Mulan is challenged by Xianniang ((Li Gong) who recognizes the young woman as force equal to hers. Xinniang had good intentions as a young girl, but after being rejected and discounted her whole life, just for being a woman, she turned bitter. Referred to as a witch, she is able to shape shift, and transform to attack as a predatory bird. This is where the script really stands out in giving us a feminist take on how Mulan and Xianniang are not all that different. They are both fighting to be recognized for themselves.
But Xianniang uses her power in her alliance with the evil Böri Khan (Jason Scott Lee, The Jungle Book, Dragon: The Bruce Lee Story) whose back-story explains wanting revenge on the Emperor, (Jet Li, Forbidden Kingdom). Lee plays a frightening and formidable villain well who will stop at nothing to avenge his family.
The power of the movie is that the script keeps the audience enthralled and involved. Usually, epic action movies lose their mojo during the non-battle sequences, but Mulan’s journey pretending to be a man, learning how to be a warrior and the interactions with her fellow soldiers never lag.
Mulan’s her rapid transformation from a dutiful, obedient daughter forging a new path of strength and leadership as a full-fledged member of the battalion moves a little too quickly. We do think there could have been more of a light, Disney touch interacting with her “fellow” soldiers. There isn’t much comedy in this film. It’s all very serious.
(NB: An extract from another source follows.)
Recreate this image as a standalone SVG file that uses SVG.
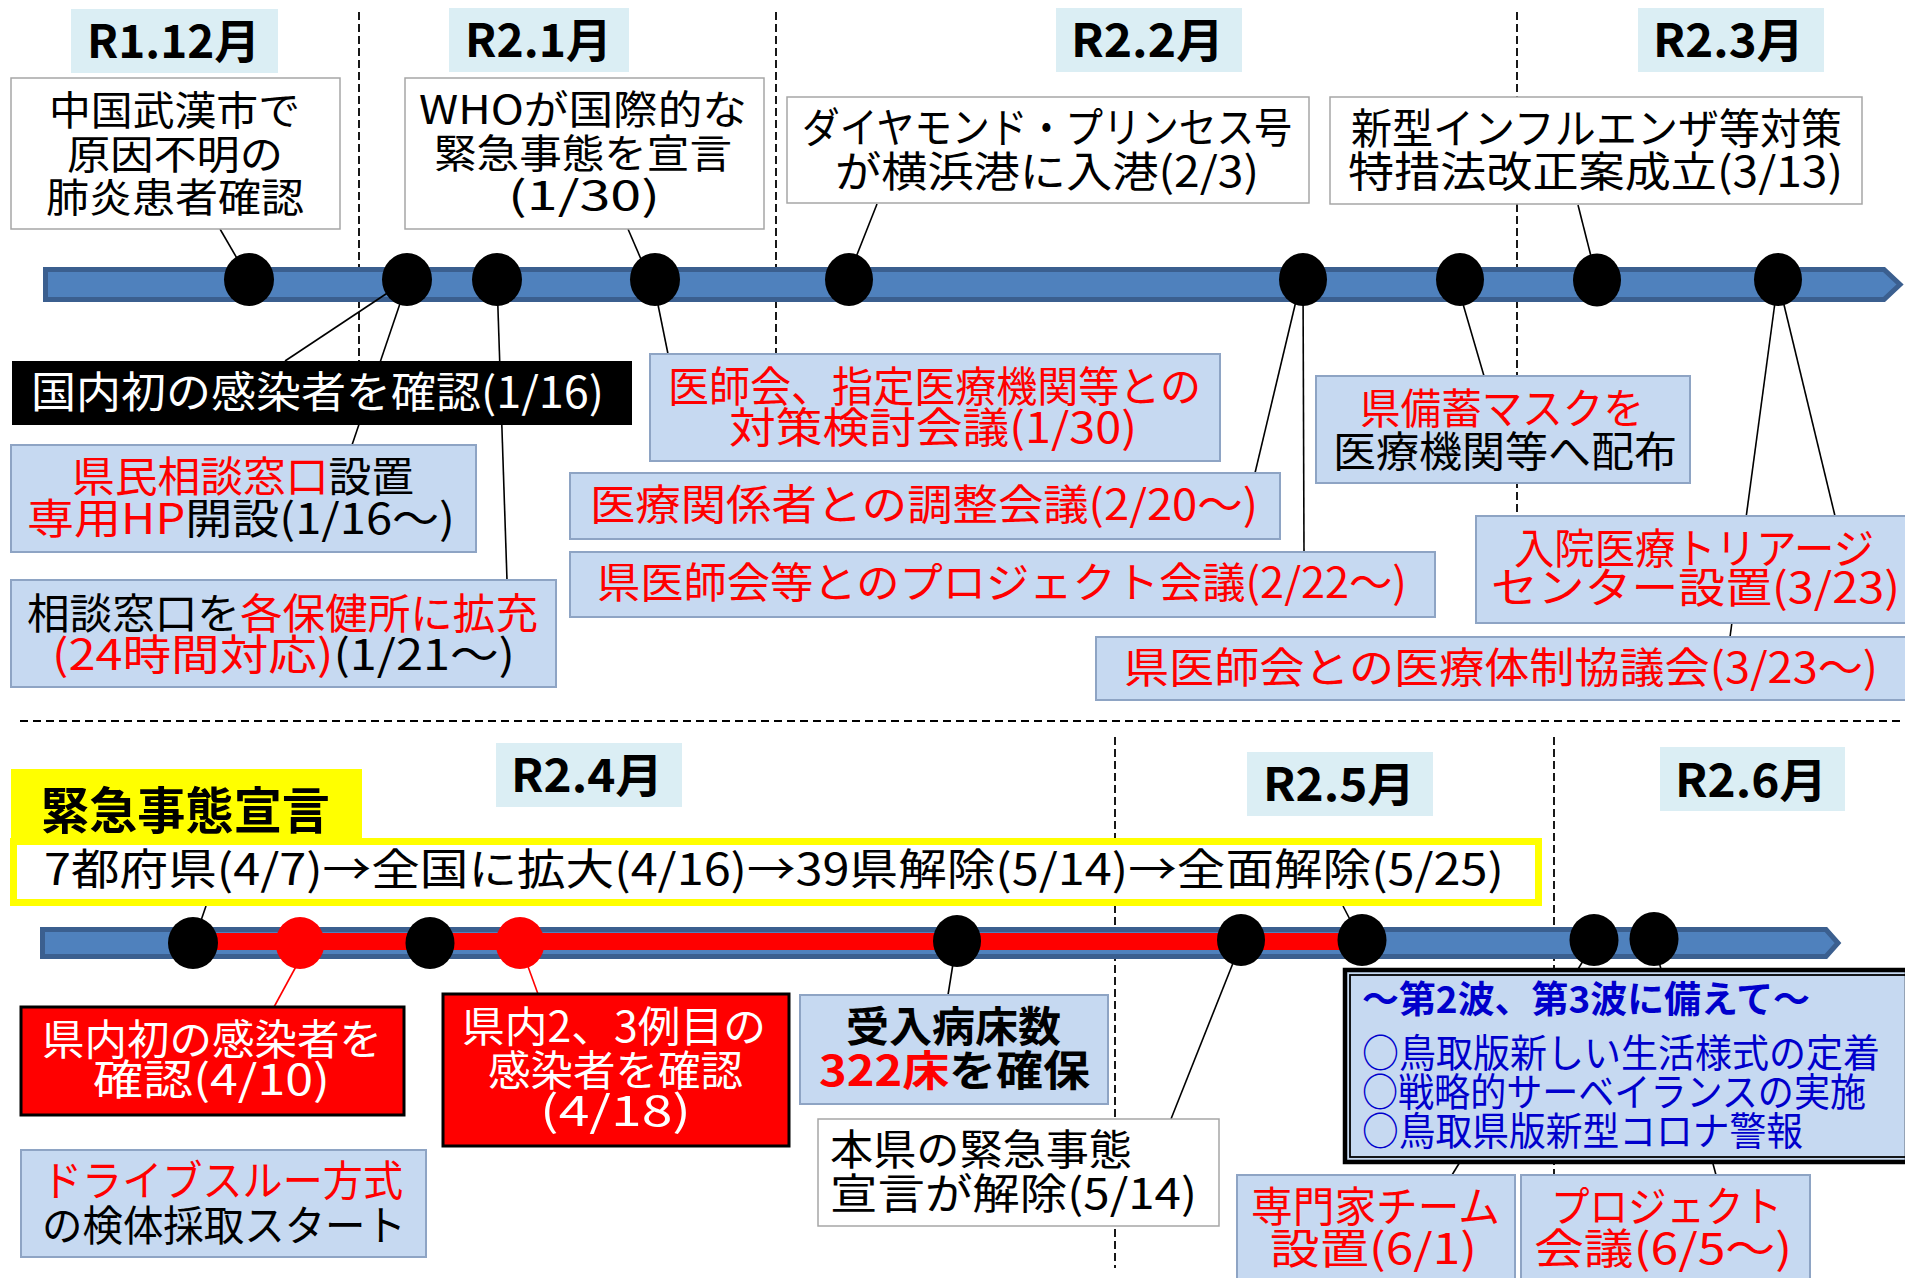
<svg xmlns="http://www.w3.org/2000/svg" width="1905" height="1278" viewBox="0 0 1905 1278">
<style>
text{font-family:"Noto Sans CJK JP","Noto Sans",sans-serif;font-size:42px;fill:#000}
.t40{font-size:40px}
.b{font-weight:bold}
.mon{font-size:46px;font-weight:bold}
.r{fill:#FF0000}
.w{fill:#FFFFFF}
.bl{fill:#0000CC}
.mbg{fill:#DBEEF4}
.wbox{fill:#FFFFFF;stroke:#A6A6A6;stroke-width:1.5}
.lbox{fill:#C6D9F1;stroke:#8EA4C4;stroke-width:2}
.rbox{fill:#FF0000;stroke:#000;stroke-width:3}
.dash{stroke:#000;stroke-width:1.8;stroke-dasharray:8 4;fill:none}
.con{stroke:#000;stroke-width:1.6;fill:none}
.rcon{stroke:#FF0000;stroke-width:1.6;fill:none}
.bar{fill:#4F81BD;stroke:#3B5F8F;stroke-width:5;stroke-linejoin:miter}
.dot{fill:#000}
.rdot{fill:#FF0000}
</style>

<g id="guides">
<line class="dash" x1="359" y1="12" x2="359" y2="361"/>
<line class="dash" x1="776" y1="12" x2="776" y2="354"/>
<line class="dash" x1="1517" y1="12" x2="1517" y2="520"/>
<line class="dash" x1="20" y1="721" x2="1905" y2="721" style="stroke-dasharray:8 5"/>
<line class="dash" x1="1115" y1="737" x2="1115" y2="1268"/>
<line class="dash" x1="1554" y1="737" x2="1554" y2="1278"/>
</g>

<g id="months">
<rect class="mbg" x="71" y="9" width="207" height="64"/>
<text class="mon" x="87" y="58" textLength="173" lengthAdjust="spacingAndGlyphs">R1.12月</text>
<rect class="mbg" x="449" y="8" width="180" height="64"/>
<text class="mon" x="465" y="57" textLength="147" lengthAdjust="spacingAndGlyphs">R2.1月</text>
<rect class="mbg" x="1056" y="8" width="186" height="64"/>
<text class="mon" x="1071" y="57" textLength="153" lengthAdjust="spacingAndGlyphs">R2.2月</text>
<rect class="mbg" x="1638" y="8" width="186" height="64"/>
<text class="mon" x="1653" y="57" textLength="151" lengthAdjust="spacingAndGlyphs">R2.3月</text>
<rect class="mbg" x="496" y="743" width="186" height="64"/>
<text class="mon" x="511" y="792" textLength="152" lengthAdjust="spacingAndGlyphs">R2.4月</text>
<rect class="mbg" x="1247" y="752" width="186" height="64"/>
<text class="mon" x="1263" y="801" textLength="152" lengthAdjust="spacingAndGlyphs">R2.5月</text>
<rect class="mbg" x="1660" y="747" width="185" height="64"/>
<text class="mon" x="1675" y="797" textLength="152" lengthAdjust="spacingAndGlyphs">R2.6月</text>
</g>

<g id="timeline-top">
<polygon class="bar" points="45.5,269.5 1884,269.5 1900,284.5 1884,299.5 45.5,299.5"/>
</g>
<g id="timeline-bottom">
<polygon class="bar" points="42.5,929.5 1826,929.5 1838,943 1826,956.5 42.5,956.5"/>
<rect x="194" y="933" width="1168" height="17" fill="#FF0000"/>
</g>

<g id="connectors">
<line class="con" x1="220" y1="229" x2="249" y2="279"/>
<line class="con" x1="628" y1="229" x2="650" y2="280"/>
<line class="con" x1="407" y1="280" x2="285" y2="361"/>
<line class="con" x1="408" y1="280" x2="352" y2="445"/>
<line class="con" x1="497" y1="280" x2="507" y2="580"/>
<line class="con" x1="653" y1="280" x2="668" y2="354"/>
<line class="con" x1="877" y1="204" x2="847" y2="280"/>
<line class="con" x1="1301" y1="280" x2="1255" y2="473"/>
<line class="con" x1="1303" y1="280" x2="1304" y2="552"/>
<line class="con" x1="1456" y1="280" x2="1484" y2="376"/>
<line class="con" x1="1578" y1="205" x2="1597" y2="280"/>
<line class="con" x1="1778" y1="280" x2="1730" y2="637"/>
<line class="con" x1="1778" y1="280" x2="1835" y2="516"/>
<line class="con" x1="196" y1="935" x2="206" y2="906"/>
<line class="rcon" x1="305" y1="950" x2="274" y2="1007"/>
<line class="rcon" x1="522" y1="950" x2="538" y2="994"/>
<line class="con" x1="956" y1="945" x2="948" y2="995"/>
<line class="con" x1="1241" y1="943" x2="1171" y2="1119"/>
<line class="con" x1="1358" y1="935" x2="1343" y2="906"/>
<line class="con" x1="1594" y1="943" x2="1452" y2="1175"/>
<line class="con" x1="1654" y1="943" x2="1716" y2="1175"/>
</g>

<g id="dots">
<ellipse class="dot" cx="249" cy="279.5" rx="25" ry="26.5"/>
<ellipse class="dot" cx="407" cy="279.5" rx="25" ry="26.5"/>
<ellipse class="dot" cx="497" cy="279.5" rx="25" ry="26.5"/>
<ellipse class="dot" cx="655" cy="279.5" rx="25" ry="26.5"/>
<ellipse class="dot" cx="849" cy="279.5" rx="24" ry="26.5"/>
<ellipse class="dot" cx="1303" cy="279.5" rx="24" ry="26.5"/>
<ellipse class="dot" cx="1460" cy="279.5" rx="24" ry="26.5"/>
<ellipse class="dot" cx="1597" cy="280" rx="24" ry="26.5"/>
<ellipse class="dot" cx="1778" cy="279.5" rx="24" ry="26.5"/>
<ellipse class="dot" cx="193" cy="943" rx="25" ry="26"/>
<ellipse class="rdot" cx="300" cy="943" rx="24.5" ry="26"/>
<ellipse class="dot" cx="430" cy="943" rx="24.5" ry="26"/>
<ellipse class="rdot" cx="520" cy="943" rx="24.5" ry="26"/>
<ellipse class="dot" cx="957" cy="941" rx="24" ry="26"/>
<ellipse class="dot" cx="1241" cy="940" rx="24" ry="26"/>
<ellipse class="dot" cx="1362" cy="940" rx="24.5" ry="26"/>
<ellipse class="dot" cx="1594" cy="940" rx="24.5" ry="26"/>
<ellipse class="dot" cx="1654" cy="939" rx="24.5" ry="27"/>
</g>

<g id="n-wuhan">
<rect class="wbox" x="11" y="78" width="329" height="151"/>
<text class="t40" x="49" y="125" textLength="251" lengthAdjust="spacingAndGlyphs">中国武漢市で</text>
<text class="t40" x="67" y="169" textLength="216" lengthAdjust="spacingAndGlyphs">原因不明の</text>
<text class="t40" x="46" y="212" textLength="258" lengthAdjust="spacingAndGlyphs">肺炎患者確認</text>
</g>
<g id="n-who">
<rect class="wbox" x="405" y="78" width="359" height="151"/>
<text class="t40" x="419" y="124" textLength="328" lengthAdjust="spacingAndGlyphs">WHOが国際的な</text>
<text class="t40" x="434" y="168" textLength="298" lengthAdjust="spacingAndGlyphs">緊急事態を宣言</text>
<text class="t40" x="508" y="210" textLength="152" lengthAdjust="spacingAndGlyphs">(1/30)</text>
</g>
<g id="n-diamond">
<rect class="wbox" x="787" y="97" width="522" height="106"/>
<text x="802" y="143" textLength="490" lengthAdjust="spacingAndGlyphs">ダイヤモンド・プリンセス号</text>
<text x="835" y="187" textLength="424" lengthAdjust="spacingAndGlyphs">が横浜港に入港(2/3)</text>
</g>
<g id="n-law">
<rect class="wbox" x="1330" y="97" width="532" height="107"/>
<text x="1351" y="144" textLength="491" lengthAdjust="spacingAndGlyphs">新型インフルエンザ等対策</text>
<text x="1348" y="187" textLength="495" lengthAdjust="spacingAndGlyphs">特措法改正案成立(3/13)</text>
</g>

<g id="n-first-domestic">
<rect x="12" y="361" width="620" height="64" fill="#000"/>
<text class="w" x="31" y="408" style="font-size:43px" textLength="573" lengthAdjust="spacingAndGlyphs">国内初の感染者を確認(1/16)</text>
</g>
<g id="n-consult">
<rect class="lbox" x="11" y="445" width="465" height="107"/>
<text x="72" y="492" textLength="342" lengthAdjust="spacingAndGlyphs"><tspan class="r">県民相談窓口</tspan>設置</text>
<text x="27" y="534" textLength="428" lengthAdjust="spacingAndGlyphs"><tspan class="r">専用HP</tspan>開設(1/16～)</text>
</g>
<g id="n-expand">
<rect class="lbox" x="11" y="580" width="545" height="107"/>
<text x="27" y="629" textLength="511" lengthAdjust="spacingAndGlyphs">相談窓口を<tspan class="r">各保健所に拡充</tspan></text>
<text x="52" y="670" textLength="463" lengthAdjust="spacingAndGlyphs"><tspan class="r">(24時間対応)</tspan>(1/21～)</text>
</g>
<g id="n-ishikai">
<rect class="lbox" x="650" y="354" width="570" height="107"/>
<text class="r" x="668" y="402" textLength="533" lengthAdjust="spacingAndGlyphs">医師会、指定医療機関等との</text>
<text class="r" x="729" y="443" textLength="408" lengthAdjust="spacingAndGlyphs">対策検討会議(1/30)</text>
</g>
<g id="n-chosei">
<rect class="lbox" x="570" y="473" width="710" height="66"/>
<text class="r" x="590" y="520" textLength="668" lengthAdjust="spacingAndGlyphs">医療関係者との調整会議(2/20～)</text>
</g>
<g id="n-project">
<rect class="lbox" x="570" y="552" width="865" height="65"/>
<text class="r" x="597" y="598" textLength="810" lengthAdjust="spacingAndGlyphs">県医師会等とのプロジェクト会議(2/22～)</text>
</g>
<g id="n-mask">
<rect class="lbox" x="1316" y="376" width="374" height="107"/>
<text class="r" x="1360" y="424" textLength="284" lengthAdjust="spacingAndGlyphs">県備蓄マスクを</text>
<text x="1333" y="467" textLength="344" lengthAdjust="spacingAndGlyphs">医療機関等へ配布</text>
</g>
<g id="n-triage">
<rect class="lbox" x="1476" y="516" width="430" height="107"/>
<text class="r" x="1514" y="564" textLength="360" lengthAdjust="spacingAndGlyphs">入院医療トリアージ</text>
<text class="r" x="1491" y="603" textLength="409" lengthAdjust="spacingAndGlyphs">センター設置(3/23)</text>
</g>
<g id="n-kyogikai">
<rect class="lbox" x="1096" y="637" width="810" height="63"/>
<text class="r" x="1124" y="683" textLength="754" lengthAdjust="spacingAndGlyphs">県医師会との医療体制協議会(3/23～)</text>
</g>

<g id="n-emergency">
<rect x="11" y="769" width="351" height="78" fill="#FFFF00"/>
<text class="b" x="41" y="829" style="font-size:50px" textLength="289" lengthAdjust="spacingAndGlyphs">緊急事態宣言</text>
<rect x="13.5" y="841.5" width="1525" height="61" fill="#FFFFFF" stroke="#FFFF00" stroke-width="7"/>
<text x="44" y="885" style="font-size:43px" textLength="1460" lengthAdjust="spacingAndGlyphs">7都府県(4/7)→全国に拡大(4/16)→39県解除(5/14)→全面解除(5/25)</text>
</g>
<g id="n-pref-first">
<rect class="rbox" x="21" y="1007" width="383" height="108"/>
<text class="w" x="42" y="1055" textLength="340" lengthAdjust="spacingAndGlyphs">県内初の感染者を</text>
<text class="w" x="93" y="1095" textLength="237" lengthAdjust="spacingAndGlyphs">確認(4/10)</text>
</g>
<g id="n-pref-23">
<rect class="rbox" x="443" y="994" width="346" height="152"/>
<text class="w" x="462" y="1042" textLength="304" lengthAdjust="spacingAndGlyphs">県内2、3例目の</text>
<text class="w" x="488" y="1086" textLength="255" lengthAdjust="spacingAndGlyphs">感染者を確認</text>
<text class="w" x="540" y="1126" textLength="151" lengthAdjust="spacingAndGlyphs">(4/18)</text>
</g>
<g id="n-drive">
<rect class="lbox" x="21" y="1150" width="405" height="107"/>
<text class="r" x="42" y="1196" textLength="361" lengthAdjust="spacingAndGlyphs">ドライブスルー方式</text>
<text x="42" y="1241" textLength="364" lengthAdjust="spacingAndGlyphs">の検体採取スタート</text>
</g>
<g id="n-beds">
<rect class="lbox" x="800" y="995" width="308" height="109"/>
<text class="b" x="846" y="1042" textLength="215" lengthAdjust="spacingAndGlyphs">受入病床数</text>
<text class="b" x="819" y="1086" textLength="271" lengthAdjust="spacingAndGlyphs"><tspan class="r">322床</tspan>を確保</text>
</g>
<g id="n-lift">
<rect class="wbox" x="818" y="1119" width="401" height="107"/>
<text x="830" y="1165" textLength="302" lengthAdjust="spacingAndGlyphs">本県の緊急事態</text>
<text x="830" y="1209" textLength="367" lengthAdjust="spacingAndGlyphs">宣言が解除(5/14)</text>
</g>
<g id="n-wave">
<rect x="1345" y="970" width="562" height="192" fill="#C6D9F1" stroke="#000" stroke-width="4.5"/>
<rect x="1350" y="975" width="560" height="182" fill="none" stroke="#000" stroke-width="1.8"/>
<text class="bl b" x="1362" y="1013" style="font-size:37px" textLength="448" lengthAdjust="spacingAndGlyphs">～第2波、第3波に備えて～</text>
<text class="bl" x="1362" y="1067" style="font-size:39px" textLength="518" lengthAdjust="spacingAndGlyphs">○鳥取版新しい生活様式の定着</text>
<text class="bl" x="1362" y="1106" style="font-size:39px" textLength="504" lengthAdjust="spacingAndGlyphs">○戦略的サーベイランスの実施</text>
<text class="bl" x="1362" y="1145" style="font-size:39px" textLength="441" lengthAdjust="spacingAndGlyphs">○鳥取県版新型コロナ警報</text>
</g>
<g id="n-experts">
<rect class="lbox" x="1237" y="1175" width="278" height="110"/>
<text class="r" x="1251" y="1222" textLength="249" lengthAdjust="spacingAndGlyphs">専門家チーム</text>
<text class="r" x="1270" y="1264" textLength="207" lengthAdjust="spacingAndGlyphs">設置(6/1)</text>
</g>
<g id="n-project-jun">
<rect class="lbox" x="1521" y="1175" width="289" height="110"/>
<text class="r" x="1551" y="1222" textLength="231" lengthAdjust="spacingAndGlyphs">プロジェクト</text>
<text class="r" x="1534" y="1264" textLength="258" lengthAdjust="spacingAndGlyphs">会議(6/5～)</text>
</g>
</svg>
But the battle scenes really pay off delivering abundant thrills. Dozens of warriors in colorful, especially red, detailed costumes with swords, spears and arrows flying everywhere make for epic battles. No worries about it getting too brutal for kids. In true Disney style, even though there is death and destruction, there is a minimum of blood seen on the screen. It’s certainly more tame than many video games.
Disney films usually bring a tear to your eye and Mulan comes close with it’s emphasis on family. Director Niki Caro has translated the animated Mulan well into an elegant, exciting and well executed live action version. This is a female centric film, both in front and behind the camera. There’s plenty of “she” to go alongside the Disney “Qi.”